Assigning cost to algorithms. In the work-depth models, the cost of an algorithm is determined by its work and by its depth. The notions of work and depth can also be defined for the multiprocessor models. The work 
performed by an algorithm is equal to the number of processors multiplied by the time required for the algorithm to complete execution. The depth 
is equal to the total time required to execute the algorithm.
The depth of an algorithm is important, because there are some applications for which the time to perform a computation is crucial. For example, the results of a weather forecasting program are useful only if the program completes execution before the weather does!
Generally, however, the most important measure of the cost of an algorithm is the work. This can be argued as follows. The cost of a computer is roughly proportional to the number of processors in the computer. The cost for purchasing time on a computer is proportional to the cost of the computer multiplied by the amount of time used. The total cost of performing a computation, therefore, is roughly proportional to the number of processors in the computer multiplied by the amount of time, i.e., the work.

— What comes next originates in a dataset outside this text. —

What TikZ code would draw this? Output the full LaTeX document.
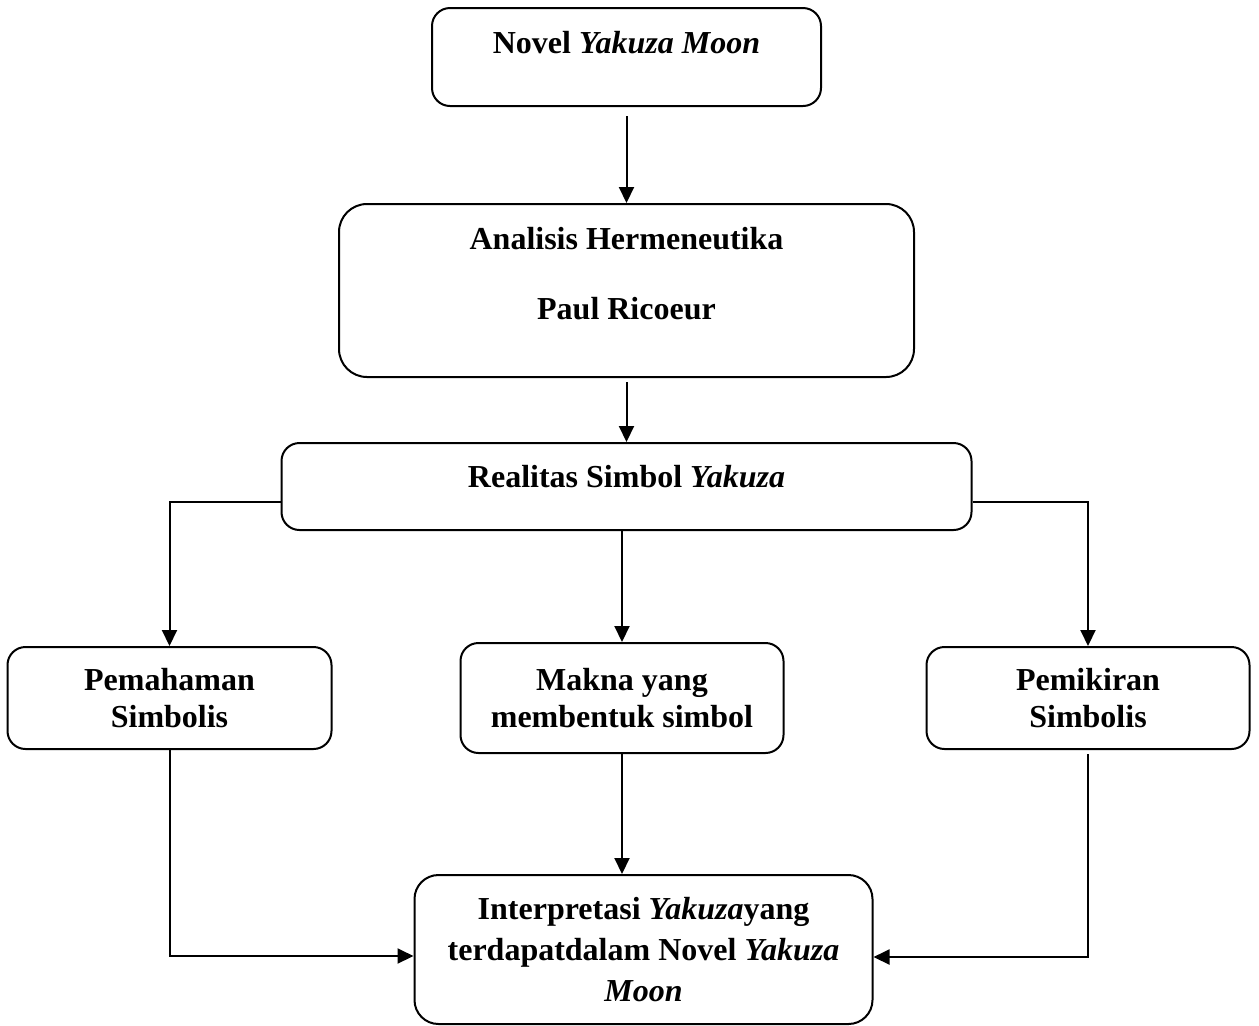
\documentclass[tikz,border=0pt]{standalone}
\usepackage{fontspec}
\setmainfont{Liberation Serif}
\usetikzlibrary{arrows.meta, positioning}

\tikzset{
    box/.style = {draw, line width=1pt, rounded corners=9pt, align=center, inner sep=0pt,
        font=\bfseries\fontsize{16}{18.5}\selectfont},
    arr/.style = {-{Triangle[length=8pt, width=7.5pt]}, line width=1pt}
}

\begin{document}
\begin{tikzpicture}[x=0.5pt, y=-0.5pt]
    \useasboundingbox (0,0) rectangle (1259,1025);
    \node (novel) [box, minimum width=194.5pt, minimum height=49pt, text depth=15pt] at (626.5,57) {Novel \textit{Yakuza Moon}};
    \node (analisis) [box, rounded corners=14pt, below=48pt of novel, minimum width=287.5pt, minimum height=86.5pt, text depth=17pt] {Analisis Hermeneutika\\[16.5pt]Paul Ricoeur};
    \node (realitas) [box, below=32pt of analisis, minimum width=345pt, minimum height=43.5pt, text depth=10pt] {Realitas Simbol \textit{Yakuza}};
    \node (makna) [box, below=55.5pt of realitas, xshift=-2.25pt, minimum width=161.5pt, minimum height=55pt] {Makna yang\\membentuk simbol};
    \node (pemahaman) [box, left=63.5pt of makna, minimum width=162pt, minimum height=51pt] {Pemahaman\\Simbolis};
    \node (pemikiran) [box, right=70.5pt of makna, minimum width=161.5pt, minimum height=51pt] {Pemikiran\\Simbolis};
    \node (interp) [box, rounded corners=12pt, below=60pt of makna, xshift=10.75pt, minimum width=229pt, minimum height=74.5pt,
        font=\bfseries\fontsize{16}{20.5}\selectfont] {Interpretasi \textit{Yakuza}yang\\terdapatdalam Novel \textit{Yakuza}\\\textit{Moon}};
    \draw [arr, shorten <=4.5pt] (novel) -- (analisis);
    \draw [arr, shorten <=2pt] (analisis) -- (realitas);
    \draw [arr] ([yshift=-7.75pt]realitas.west) -| (pemahaman);
    \draw [arr] (realitas.south -| makna.north) -- (makna);
    \draw [arr] ([yshift=-7.75pt]realitas.east) -| (pemikiran);
    \draw [arr] (pemahaman) |- ([yshift=-3.25pt]interp.west);
    \draw [arr] (makna) -- (makna.south |- interp.north);
    \draw [arr, shorten <=2pt] (pemikiran) |- ([yshift=-3.75pt]interp.east);
\end{tikzpicture}
\end{document}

In many instances, the cost of running a computation on a parallel computer may be slightly larger than the cost of running the same computation on a sequential computer. If the time to completion is sufficiently improved, however, this extra cost can often be justified. As we shall see, however, there is often a trade-off between time-to-completion and total work performed. To quantify when parallel algorithms are efficient in terms of cost, we say that a parallel algorithm is work-efficient if asymptotically (as the problem size grows) it requires at most a constant factor more work than the best sequential algorithm known.